Richard Daybell – Novels, stories and short humor
I missed Columbus Day. It snuck right past me. Were there no celebrations? Or am I getting foggy? Actually, Columbus Day is not as big on my agenda as the trio of upcoming special days, each of which is scary in its own way: Halloween, Guy Fawkes Day, Election Day. They won’t sneak past me.
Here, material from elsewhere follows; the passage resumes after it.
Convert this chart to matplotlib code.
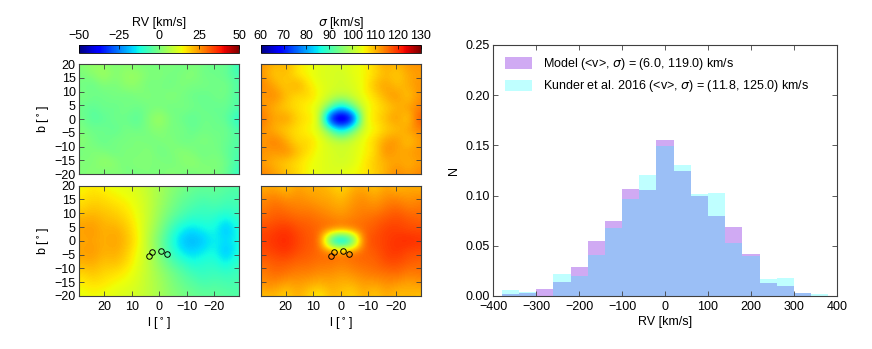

Columbus Day celebrates the discovery of America as though this were a major accomplishment. It seems to me that if anyone in Europe got into a boat and sailed west, they couldn’t help but discover America – they’d bump right into it. And the misconceptions about Columbus abound. He didn’t discover America as in the U.S. of A; he discovered an island in the Bahamas that doesn’t celebrate Columbus Day. And we were always told that, as a boy, little Christopher looked out to sea noticing how all the ships sunk just as they got to the horizon. Eventually, the clever lad decided that, contrary to popular opinion, the world was round. The big lie. Unlike today, when most Republicans do think the world is flat, most Europeans pretty much knew the world was round.
(I’d like to attend a meeting of the Flat Earth Society; I’ll bet they’re well into their schnapps, long before the meeting is called to order. One can only guess at the amazing things they discover.)
Discovering something is not the same as creating it. Discovery is just bumbling around until you bump into something important. Creating is making something important. Thomas Edison created a practical electric light bulb (Did you know he was afraid of the dark? See how my seven important facts work?) Benjamin Franklin merely discovered electricity. It was there waiting to be discovered. Granted, if Ben had simply sat around watching TV, he wouldn’t have discovered electricity. He did have to go out and get wet.
Last weekend I went to a Metropolitan Opera HD broadcast, and I discovered Otello. Giuseppe Verdi, however, created it a long time ago. And during intermission, thanks to a certain need and a suspicion that the world is round, I also discovered the men’s room. Perhaps they’ll name a day after me.